In this work, we proposed the CSD metric based on cone cell sensitivity to evaluate the capability of color discrimination of a light source. In order to assess the performance of the new CSD metric and conventional color quality metrics such as R_a, Q_a, Q_g and CDI, visual physiological experiments were conducted to obtain color discrimination ratings for 12 three-chip LED combinations at 11 CCTs. We further applied Spearman and Pearson correlation coefficients to test the correlation between a metric and the experimental results of color discrimination.

The five metrics had various correlation with observers’ ratings of color discrimination. Both R_a and Q_a correlated slightly with color discrimination, despite they were the most popular metrics today for measuring the color rendering quality. Q_g and CDI had high (p<0.05) correlation with the scores for the majority of 11 CCTs. The CSD’s correlation coefficients improved as the CCT increased and became significantly (p<0.05) correlated with color discrimination above 5000K.

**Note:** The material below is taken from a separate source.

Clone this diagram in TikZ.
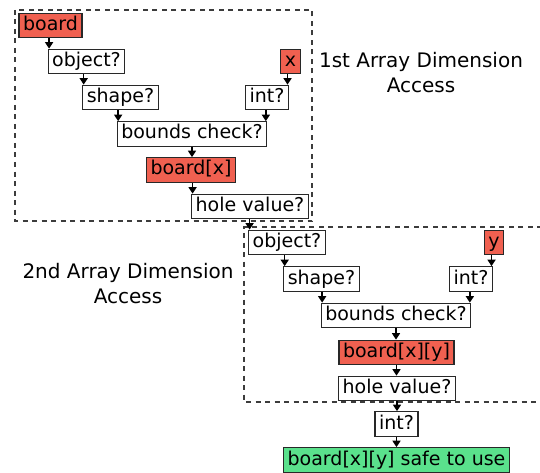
\documentclass[tikz,border=0pt]{standalone}
\usepackage{fontspec}
\setmainfont{DejaVu Sans}
\usetikzlibrary{arrows.meta,calc}
\definecolor{boxred}{RGB}{240,96,80}
\definecolor{boxgreen}{RGB}{90,225,140}
\definecolor{edgegray}{RGB}{40,40,40}
\definecolor{dashgray}{RGB}{60,60,60}
\begin{document}
\begin{tikzpicture}[x=1pt,y=-1pt,
 box/.style={draw=edgegray, line width=1.2pt, fill=white, font=\fontsize{19pt}{23pt}\selectfont, inner xsep=4pt, inner ysep=0pt, text height=14.5pt, text depth=4.5pt, minimum height=24.5pt},
 redbox/.style={box, fill=boxred},
 greenbox/.style={box, fill=boxgreen},
 arr/.style={draw=black, line width=1.5pt, -{Triangle[width=8pt,length=6.5pt]}},
 region/.style={draw=dashgray, line width=1.2pt, dash pattern=on 5pt off 4.5pt},
 lbl/.style={font=\fontsize{20pt}{25pt}\selectfont, align=center}]
\useasboundingbox (0,0) rectangle (540,473);
% regions
\draw[region] (15,10) rectangle (312,221);
\draw[region] (542,227) -- (244,227) -- (244,402) -- (542,402);
% labels
\node[lbl] (lab1) at (421,73) {1st Array Dimension\\Access};
\node[lbl] (lab2) at (128,284) {2nd Array Dimension\\Access};
% first access
\node[redbox] (board) at (50.5,25.5) {board};
\node[box] (obj1) at (86.5,61.5) {object?};
\node[redbox] (xv) at (290.5,61.5) {x};
\node[box] (shape1) at (120.5,97.5) {shape?};
\node[box] (int1) at (267,97.5) {int?};
\node[box] (bounds1) at (192,134) {bounds check?};
\node[redbox] (boardx) at (191,170) {board[x]};
\node[box] (hole1) at (250,206.5) {hole value?};
% second access
\node[box] (obj2) at (287,242.5) {object?};
\node[redbox] (yv) at (494,242.5) {y};
\node[box] (shape2) at (321.5,279) {shape?};
\node[box] (int2) at (471,279) {int?};
\node[box] (bounds2) at (396,315.5) {bounds check?};
\node[redbox] (boardxy) at (396.5,352.5) {board[x][y]};
\node[box] (hole2) at (397,388.5) {hole value?};
\node[box] (int3) at (396.5,424) {int?};
\node[greenbox] (safe) at (396.5,460) {board[x][y] safe to use};
% arrow targets
\coordinate (t1) at ($(obj1.north west)+(1.5,0)$);
\coordinate (t2) at ($(shape1.north west)+(1.5,0)$);
\coordinate (t3) at ($(bounds1.north west)+(1.5,0)$);
\coordinate (t4) at ($(int1.north east)+(-1.5,0)$);
\coordinate (t5) at ($(bounds1.north east)+(-1.5,0)$);
\coordinate (t7) at ($(hole1.north west)+(1.5,0)$);
\coordinate (t8) at ($(obj2.north west)+(1.5,0)$);
\coordinate (t9) at ($(shape2.north west)+(1.5,0)$);
\coordinate (t10) at ($(bounds2.north west)+(1.5,0)$);
\coordinate (t11) at ($(int2.north east)+(-1.5,0)$);
\coordinate (t12) at ($(bounds2.north east)+(-1.5,0)$);
% arrows
\draw[arr] (board.south -| t1) -- (t1);
\draw[arr] (obj1.south -| t2) -- (t2);
\draw[arr] (shape1.south -| t3) -- (t3);
\draw[arr] (xv.south -| t4) -- (t4);
\draw[arr] (int1.south -| t5) -- (t5);
\draw[arr] (bounds1.south) -- (bounds1.south |- boardx.north);
\draw[arr] (boardx.south -| t7) -- (t7);
\draw[arr] (hole1.south -| t8) -- (t8);
\draw[arr] (obj2.south -| t9) -- (t9);
\draw[arr] (shape2.south -| t10) -- (t10);
\draw[arr] (yv.south -| t11) -- (t11);
\draw[arr] (int2.south -| t12) -- (t12);
\draw[arr] (bounds2.south) -- (bounds2.south |- boardxy.north);
\draw[arr] (boardxy.south) -- (boardxy.south |- hole2.north);
\draw[arr] (hole2.south) -- (hole2.south |- int3.north);
\draw[arr] (int3.south) -- (int3.south |- safe.north);
\end{tikzpicture}
\end{document}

Q_g, CDI and CSD, statistically similar with each other, can represent the color discrimination property of a light source while CSD still needs optimization at lower CCTs. The advantages of the CSD are the independence of color spaces, standard illuminants or color samples, and only counting the L and M cone cell sensitivities. With further modification, the CSD shall be applicable for all the illuminant condition–from photopic to scotopic. In the future study, the sensitivity function of S cone cell and rod cell will be considered in the definition of CSD. This new CSD formula will be an ideal color discrimination metric for not only the solid-state light sources but also for all the conventional light sources.